State v. Daniel S. Iverson, 2015 WI 101, 11/25/2015, reversing a 1-judge court of appeals decision; case activity (including briefs)
Do cigarette butts decompose? Do they “result[]…from community activities”? Those are just two of the burning questions left unanswered (smoldering?) after this blaze of statutory construction.
A state trooper pulled Iverson over after seeing a passenger in his car throw a cigarette butt out the window, and thereby learned that Iverson was intoxicated. Iverson convinced both the trial court and the court of appeals to suppress the fruits of the stop; the latter on the theory that traffic stops are authorized only for crimes and violations of traffic regulations, not for non-traffic forfeiture offenses such as, in its view, littering (which subjects one to only a $500 forfeiture under Wis. Stat. § 287.81). (¶15).
The supreme court reverses, summarizing its holdings thus:
We conclude that: (1) the Wisconsin Legislature has explicitly authorized state troopers to conduct traffic stops in order to investigate violations of Wis. Stat. § 287.81 and to arrest violators of the statute under specified conditions; (2) a traffic stop to enforce § 287.81 is generally reasonable if an officer has probable cause or reasonable suspicion that a violation of § 287.81 has occurred; (3) discarding a cigarette butt onto a highway violates § 287.81; and (4) based on his observations, the officer in this case had probable cause to believe that an occupant of Iverson’s vehicle had violated § 287.81 by throwing a cigarette butt onto the highway.
(¶4). Taking these points out of order (as does the court), the fourth conclusion rests on a straightforward application to the facts of the principles announced in the first three. As to the first issue, the supreme court finds authority to stop for littering primarily in Wis. Stat. § 110.07, which lays out the powers of traffic officers. That statute specifies that they may “stop…vehicles while en route at any time upon the public highways to examine the same and make arrests for all violations” of a list of statutes including, crucially, § 287.81. (¶39). (The court of appeals had looked to another statute, Wis. Stat. § 968.24, which authorizes stops based on suspicion of a crime, as well as State v. Popke, 2009 WI 37, 317 Wis. 2d 118, 765 N.W.2d 569, which it took to extend such authority only to the investigation of traffic violations. (¶13). In fairness, neither party cited § 110.07 in the court of appeals; it pops up for the first time in the state’s opening brief to the supreme court.)
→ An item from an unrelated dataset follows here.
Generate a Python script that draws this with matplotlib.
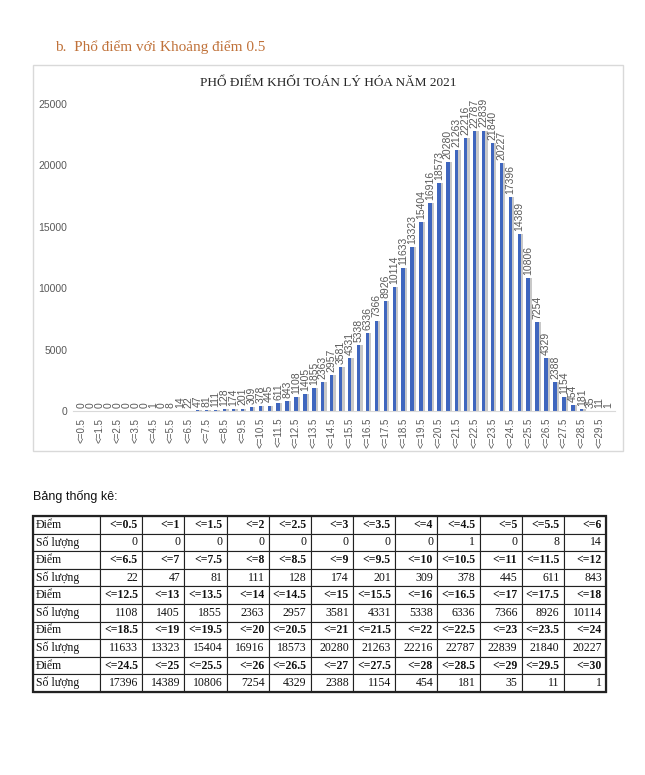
import matplotlib
matplotlib.use("Agg")
import matplotlib.pyplot as plt
from matplotlib.patches import Rectangle
import numpy as np

# score bins (step 0.5) and number of candidates
bins = [0.5, 1, 1.5, 2, 2.5, 3, 3.5, 4, 4.5, 5, 5.5, 6,
        6.5, 7, 7.5, 8, 8.5, 9, 9.5, 10, 10.5, 11, 11.5, 12,
        12.5, 13, 13.5, 14, 14.5, 15, 15.5, 16, 16.5, 17, 17.5, 18,
        18.5, 19, 19.5, 20, 20.5, 21, 21.5, 22, 22.5, 23, 23.5, 24,
        24.5, 25, 25.5, 26, 26.5, 27, 27.5, 28, 28.5, 29, 29.5, 30]
counts = [0, 0, 0, 0, 0, 0, 0, 0, 1, 0, 8, 14,
          22, 47, 81, 111, 128, 174, 201, 309, 378, 445, 611, 843,
          1108, 1405, 1855, 2363, 2957, 3581, 4331, 5338, 6336, 7366, 8926, 10114,
          11633, 13323, 15404, 16916, 18573, 20280, 21263, 22216, 22787, 22839, 21840, 20227,
          17396, 14389, 10806, 7254, 4329, 2388, 1154, 454, 181, 35, 11, 1]
labels = ["<=" + (str(int(b)) if b == int(b) else str(b)) for b in bins]

heading = "b.  Phổ điểm với Khoảng điểm 0.5"
chart_title = "PHỔ ĐIỂM KHỐI TOÁN LÝ HÓA NĂM 2021"
table_title = "Bảng thống kê:"
row_names = ["Điểm", "Số lượng"]

W, H = 645, 775
fig = plt.figure(figsize=(W / 100, H / 100), dpi=100)

def fx(px):
    return px / W

def fy(py):
    return 1 - py / H

sans = "Liberation Sans"
serif = "Liberation Serif"
grey = "#595959"

fig.text(fx(55), fy(47), heading, fontsize=11, family=serif,
         color="#C0723A", va="center", ha="left")

# chart frame
fig.patches.append(Rectangle((fx(33), fy(451)), fx(623) - fx(33), fy(65) - fy(451),
                             transform=fig.transFigure, fill=False,
                             edgecolor="#D9D9D9", linewidth=1.0))
fig.text(fx(328), fy(83), chart_title, fontsize=9.5, family=serif,
         color="#262626", ha="center", va="center")

ax = fig.add_axes([fx(73), fy(411), fx(615) - fx(73), fy(104) - fy(411)])
x = np.arange(len(counts))
ax.bar(x + 0.24, counts, width=0.42, color="#C8C8C8", zorder=1)
ax.bar(x, counts, width=0.38, color="#3F66BE", zorder=2)
for xi, c in zip(x, counts):
    ax.text(xi, c + 250, str(c), rotation=90, ha="center", va="bottom",
            fontsize=7.5, family=sans, color=grey, clip_on=False)

ax.set_xlim(-0.97, 59.72)
ax.set_ylim(0, 25000)
ax.set_yticks(np.arange(0, 25001, 5000))
ax.set_xticks(x[::2])
ax.set_xticklabels(labels[::2], rotation=90, fontsize=7, family=sans, color=grey)
ax.tick_params(axis="x", length=0, pad=5)
ax.tick_params(axis="y", length=0, pad=4, labelsize=7.5, labelcolor=grey)
for t in ax.get_yticklabels():
    t.set_family(sans)
for s in ["top", "right", "left"]:
    ax.spines[s].set_visible(False)
ax.spines["bottom"].set_color("#D9D9D9")
ax.patch.set_alpha(0)

# statistics table
fig.text(fx(33), fy(497), table_title, fontsize=9, family=sans,
         color="#111111", va="center", ha="left")

ncol = 12
cell_text = []
for r in range(5):
    chunk_b = labels[r * ncol:(r + 1) * ncol]
    chunk_c = [str(c) for c in counts[r * ncol:(r + 1) * ncol]]
    cell_text.append([row_names[0]] + chunk_b)
    cell_text.append([row_names[1]] + chunk_c)

tax = fig.add_axes([fx(33), fy(692), fx(606) - fx(33), fy(516) - fy(692)])
tax.axis("off")
first_w = 67
other_w = (606 - 33 - first_w) / ncol
col_w = [first_w / (606 - 33)] + [other_w / (606 - 33)] * ncol
tbl = tax.table(cellText=cell_text, colWidths=col_w, cellLoc="right",
                bbox=[0, 0, 1, 1])
tbl.auto_set_font_size(False)
for (r, c), cell in tbl.get_celld().items():
    cell.set_linewidth(0.8)
    cell.set_edgecolor("#222222")
    txt = cell.get_text()
    txt.set_fontsize(8.5)
    txt.set_family(serif)
    txt.set_color("#111111")
    if c == 0:
        cell.set_text_props(ha="left")
        cell.PAD = 0.04
    else:
        cell.PAD = 0.1
        if r % 2 == 0:
            txt.set_fontweight("bold")
fig.patches.append(Rectangle((fx(33), fy(692)), fx(606) - fx(33), fy(516) - fy(692),
                             transform=fig.transFigure, fill=False,
                             edgecolor="#222222", linewidth=1.6))

fig.savefig("out.png", dpi=100)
As to the third point, the court resolves to give the littering statute its “common, ordinary, and accepted meaning” (¶20) before launching into a seven-page disquisition on the definition of such terms as “solid waste,” “garbage,” “refuse” (the noun), “discard” and “material.” (¶¶25-38). Ejusdem generis makes an appearance, as does the observation that, to their users, cigarettes are “useful, valuable, and pleasurable.” (¶¶33, 30).
The court does note that the expansive term “discarded material” gives the statute tremendous potential sweep, and raises the possibility that it could lead to “absurd results”; it concludes, however, that a prohibition on tossing cigarette butts is not absurd but rather addresses a “widely recognized problem.” (¶35 n.9).
On the second, constitutional question, the court assesses the Fourth Amendment reasonableness not of this particular stop, but of stops to enforce the littering law in general. (¶¶44-55). Building on last term’s State v. Houghton, 2015 WI 79, 364 Wis. 2d 234, 868 N.W.2d 143, and discussing the social costs and benefits of temporary detentions, it holds that, in general, either reasonable suspicion or probable cause to believe that littering has occurred will validate a traffic stop. (Id.) The court phrases its holding in terms of the littering law and employs some littering-specific justifications; we’ll leave it to the reader to decide whether the discussion is equally applicable to other (or all) non-traffic forfeitures.
Two concurring justices (Abrahamson and Ann Walsh Bradley) take issue with the court’s categorical approach to the constitutional issue; they would determine reasonableness by examination of the totality of the circumstances of the particular stop. (¶¶64-66). Justice Abrahamson also exhorts the legislature to craft a clearer littering statute, asserting that certain terms in the present one “defy almost any effort at definition.” (¶¶84-89).